To successfully implement real-time processing, you need to set up a data pipeline that includes data producers and consumers. Data ingestion tools such as Apache NiFi or Apache Kafka Connect can help orchestrate the flow of data from various sources, such as sensors, web applications, or databases. Once the data is ingested, it can be processed in real time using the previously mentioned stream processing frameworks. This processing can include filtering, aggregation, and enrichment tasks that transform raw data into actionable insights or alerts. For example, an e-commerce application can process user activity data to provide real-time product recommendations or detect fraudulent transactions.

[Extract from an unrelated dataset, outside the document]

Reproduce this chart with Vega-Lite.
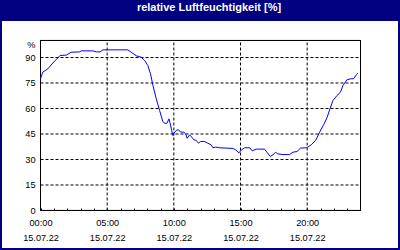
{
  "$schema": "https://vega.github.io/schema/vega-lite/v6.json",
  "background": "#000080",
  "padding": {"left": 2, "right": 2, "top": 0, "bottom": 2},
  "spacing": 0,
  "config": {"view": {"stroke": null}, "axis": {"labelOverlap": false}},
  "datasets": {
    "hum": [
      {"t": "2022-07-15T00:00", "v": 77.5},
      {"t": "2022-07-15T00:10", "v": 81.4},
      {"t": "2022-07-15T00:33", "v": 83.3},
      {"t": "2022-07-15T00:55", "v": 86.7},
      {"t": "2022-07-15T01:18", "v": 89.8},
      {"t": "2022-07-15T01:28", "v": 91.2},
      {"t": "2022-07-15T01:56", "v": 91.4},
      {"t": "2022-07-15T02:18", "v": 93.1},
      {"t": "2022-07-15T02:56", "v": 93.3},
      {"t": "2022-07-15T03:03", "v": 93.9},
      {"t": "2022-07-15T03:56", "v": 93.9},
      {"t": "2022-07-15T04:11", "v": 93.3},
      {"t": "2022-07-15T04:28", "v": 93.3},
      {"t": "2022-07-15T04:41", "v": 94.5},
      {"t": "2022-07-15T06:33", "v": 94.5},
      {"t": "2022-07-15T06:48", "v": 93.1},
      {"t": "2022-07-15T07:11", "v": 91.0},
      {"t": "2022-07-15T07:33", "v": 90.2},
      {"t": "2022-07-15T07:48", "v": 88.4},
      {"t": "2022-07-15T08:03", "v": 85.3},
      {"t": "2022-07-15T08:15", "v": 80.4},
      {"t": "2022-07-15T08:26", "v": 73.5},
      {"t": "2022-07-15T08:41", "v": 65.7},
      {"t": "2022-07-15T08:56", "v": 58.8},
      {"t": "2022-07-15T09:10", "v": 52.5},
      {"t": "2022-07-15T09:18", "v": 51.3},
      {"t": "2022-07-15T09:29", "v": 51.3},
      {"t": "2022-07-15T09:38", "v": 53.9},
      {"t": "2022-07-15T09:44", "v": 51.0},
      {"t": "2022-07-15T09:50", "v": 47.1},
      {"t": "2022-07-15T09:56", "v": 44.1},
      {"t": "2022-07-15T10:00", "v": 45.5},
      {"t": "2022-07-15T10:11", "v": 47.1},
      {"t": "2022-07-15T10:21", "v": 47.5},
      {"t": "2022-07-15T10:30", "v": 46.1},
      {"t": "2022-07-15T10:45", "v": 46.1},
      {"t": "2022-07-15T10:53", "v": 45.1},
      {"t": "2022-07-15T11:00", "v": 42.5},
      {"t": "2022-07-15T11:11", "v": 44.5},
      {"t": "2022-07-15T11:21", "v": 43.1},
      {"t": "2022-07-15T11:30", "v": 41.6},
      {"t": "2022-07-15T11:41", "v": 41.2},
      {"t": "2022-07-15T11:51", "v": 39.6},
      {"t": "2022-07-15T12:00", "v": 40.6},
      {"t": "2022-07-15T12:18", "v": 40.6},
      {"t": "2022-07-15T12:33", "v": 39.6},
      {"t": "2022-07-15T12:48", "v": 38.6},
      {"t": "2022-07-15T12:56", "v": 36.9},
      {"t": "2022-07-15T13:08", "v": 37.3},
      {"t": "2022-07-15T13:26", "v": 36.9},
      {"t": "2022-07-15T14:26", "v": 36.5},
      {"t": "2022-07-15T14:38", "v": 35.7},
      {"t": "2022-07-15T14:53", "v": 33.9},
      {"t": "2022-07-15T15:03", "v": 35.5},
      {"t": "2022-07-15T15:18", "v": 36.9},
      {"t": "2022-07-15T15:41", "v": 36.9},
      {"t": "2022-07-15T15:53", "v": 35.1},
      {"t": "2022-07-15T16:11", "v": 36.1},
      {"t": "2022-07-15T16:48", "v": 36.1},
      {"t": "2022-07-15T16:59", "v": 34.3},
      {"t": "2022-07-15T17:14", "v": 31.8},
      {"t": "2022-07-15T17:26", "v": 32.7},
      {"t": "2022-07-15T17:38", "v": 34.3},
      {"t": "2022-07-15T17:48", "v": 33.3},
      {"t": "2022-07-15T18:11", "v": 32.9},
      {"t": "2022-07-15T18:41", "v": 32.9},
      {"t": "2022-07-15T18:56", "v": 34.3},
      {"t": "2022-07-15T19:14", "v": 34.7},
      {"t": "2022-07-15T19:30", "v": 36.7},
      {"t": "2022-07-15T19:56", "v": 36.9},
      {"t": "2022-07-15T20:03", "v": 37.3},
      {"t": "2022-07-15T20:18", "v": 38.6},
      {"t": "2022-07-15T20:38", "v": 41.2},
      {"t": "2022-07-15T20:56", "v": 46.1},
      {"t": "2022-07-15T21:14", "v": 50.4},
      {"t": "2022-07-15T21:29", "v": 54.5},
      {"t": "2022-07-15T21:41", "v": 59.2},
      {"t": "2022-07-15T21:56", "v": 64.7},
      {"t": "2022-07-15T22:14", "v": 67.6},
      {"t": "2022-07-15T22:30", "v": 69.6},
      {"t": "2022-07-15T22:41", "v": 73.5},
      {"t": "2022-07-15T22:59", "v": 76.9},
      {"t": "2022-07-15T23:18", "v": 77.5},
      {"t": "2022-07-15T23:29", "v": 77.5},
      {"t": "2022-07-15T23:41", "v": 79.8},
      {"t": "2022-07-15T23:48", "v": 80.8}
    ],
    "vgrid": [
      {"t": "2022-07-15T05:00"},
      {"t": "2022-07-15T10:00"},
      {"t": "2022-07-15T15:00"},
      {"t": "2022-07-15T20:00"}
    ],
    "hgrid": [
      {"v": 15}, {"v": 30}, {"v": 45}, {"v": 60}, {"v": 75}, {"v": 90}
    ],
    "titletext": [{"label": "relative Luftfeuchtigkeit [%]"}]
  },
  "vconcat": [
    {
      "width": 396,
      "height": 21,
      "data": {"name": "titletext"},
      "mark": {"type": "text", "color": "white", "font": "Liberation Sans", "fontSize": 11, "fontWeight": "bold", "align": "center", "baseline": "alphabetic", "dx": 9, "dy": 0.5},
      "encoding": {"text": {"field": "label", "type": "nominal"}}
    },
    {
      "width": 396,
      "height": 227,
      "view": {"fill": "white", "stroke": null},
      "layer": [
        {
          "data": {"name": "vgrid"},
          "mark": {"type": "rule", "color": "black", "strokeWidth": 1, "strokeDash": [3, 2]},
          "encoding": {
            "x": {"field": "t", "type": "temporal"},
            "y": {"datum": 0, "type": "quantitative"},
            "y2": {"datum": 100}
          }
        },
        {
          "data": {"name": "hgrid"},
          "mark": {"type": "rule", "color": "black", "strokeWidth": 1, "strokeDash": [3, 2]},
          "encoding": {
            "x": {"datum": {"year": 2022, "month": 7, "date": 15, "hours": 0}, "type": "temporal"},
            "x2": {"datum": {"year": 2022, "month": 7, "date": 16, "hours": 0}},
            "y": {"field": "v", "type": "quantitative"}
          }
        },
        {
          "data": {"name": "hgrid"},
          "mark": {"type": "rect", "fill": "transparent", "stroke": "black", "strokeWidth": 1},
          "encoding": {
            "x": {"datum": {"year": 2022, "month": 7, "date": 15, "hours": 0}, "type": "temporal"},
            "x2": {"datum": {"year": 2022, "month": 7, "date": 16, "hours": 0}},
            "y": {"datum": 0, "type": "quantitative"},
            "y2": {"datum": 100}
          }
        },
        {
          "data": {"name": "hum"},
          "mark": {"type": "line", "color": "#0000FF", "strokeWidth": 1, "interpolate": "linear"},
          "encoding": {
            "x": {
              "field": "t",
              "type": "temporal",
              "title": null,
              "scale": {
                "domain": [
                  {"year": 2022, "month": 7, "date": 14, "hours": 21, "minutes": 6, "seconds": 45},
                  {"year": 2022, "month": 7, "date": 16, "hours": 2, "minutes": 48, "seconds": 45}
                ],
                "nice": false
              },
              "axis": {
                "orient": "bottom",
                "offset": -38,
                "tickCount": 100,
                "values": [
                  {"year": 2022, "month": 7, "date": 15, "hours": 0},
                  {"year": 2022, "month": 7, "date": 15, "hours": 1},
                  {"year": 2022, "month": 7, "date": 15, "hours": 2},
                  {"year": 2022, "month": 7, "date": 15, "hours": 3},
                  {"year": 2022, "month": 7, "date": 15, "hours": 4},
                  {"year": 2022, "month": 7, "date": 15, "hours": 5},
                  {"year": 2022, "month": 7, "date": 15, "hours": 6},
                  {"year": 2022, "month": 7, "date": 15, "hours": 7},
                  {"year": 2022, "month": 7, "date": 15, "hours": 8},
                  {"year": 2022, "month": 7, "date": 15, "hours": 9},
                  {"year": 2022, "month": 7, "date": 15, "hours": 10},
                  {"year": 2022, "month": 7, "date": 15, "hours": 11},
                  {"year": 2022, "month": 7, "date": 15, "hours": 12},
                  {"year": 2022, "month": 7, "date": 15, "hours": 13},
                  {"year": 2022, "month": 7, "date": 15, "hours": 14},
                  {"year": 2022, "month": 7, "date": 15, "hours": 15},
                  {"year": 2022, "month": 7, "date": 15, "hours": 16},
                  {"year": 2022, "month": 7, "date": 15, "hours": 17},
                  {"year": 2022, "month": 7, "date": 15, "hours": 18},
                  {"year": 2022, "month": 7, "date": 15, "hours": 19},
                  {"year": 2022, "month": 7, "date": 15, "hours": 20},
                  {"year": 2022, "month": 7, "date": 15, "hours": 21},
                  {"year": 2022, "month": 7, "date": 15, "hours": 22},
                  {"year": 2022, "month": 7, "date": 15, "hours": 23}
                ],
                "labelExpr": "hours(datum.value) % 5 == 0 ? [timeFormat(datum.value, '%H:%M'), timeFormat(datum.value, '%d.%m.%y')] : ''",
                "domain": false,
                "grid": false,
                "ticks": true,
                "tickSize": -2,
                "tickColor": "black",
                "tickWidth": 1,
                "labelFont": "Liberation Sans",
                "labelFontSize": 9.2,
                "labelColor": "black",
                "labelLineHeight": 15,
                "labelBaseline": "top",
                "labelAlign": "center",
                "labelAngle": 0,
                "labelPadding": 10.5,
                "labelOverlap": false,
                "labelFlush": false,
                "minExtent": 0
              }
            },
            "y": {
              "field": "v",
              "type": "quantitative",
              "title": null,
              "scale": {"domain": [-22.06, 111.47], "nice": false, "zero": false},
              "axis": {
                "orient": "left",
                "offset": -38,
                "tickCount": 100,
                "values": [0, 15, 30, 45, 60, 75, 90, 100],
                "labelExpr": "datum.value == 100 ? '%' : datum.label",
                "domain": false,
                "ticks": false,
                "grid": false,
                "labelPadding": 5,
                "labelFont": "Liberation Sans",
                "labelFontSize": 9.2,
                "labelColor": "black",
                "labelBaseline": {"condition": {"test": "datum.value == 100", "value": "top"}, "value": "middle"},
                "labelOverlap": false,
                "labelFlush": false,
                "minExtent": 0
              }
            }
          }
        }
      ]
    }
  ]
}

Lastly, it’s crucial to store processed data efficiently for further analysis. Solutions like Apache Cassandra or Amazon DynamoDB can handle high-velocity writes and provide low-latency reads. This allows businesses to maintain their historical data while still leveraging real-time insights. The combination of effective data ingestion, real-time processing, and efficient storage creates a robust environment for big data applications, making it easier for developers to build systems that respond promptly to user behavior and system events.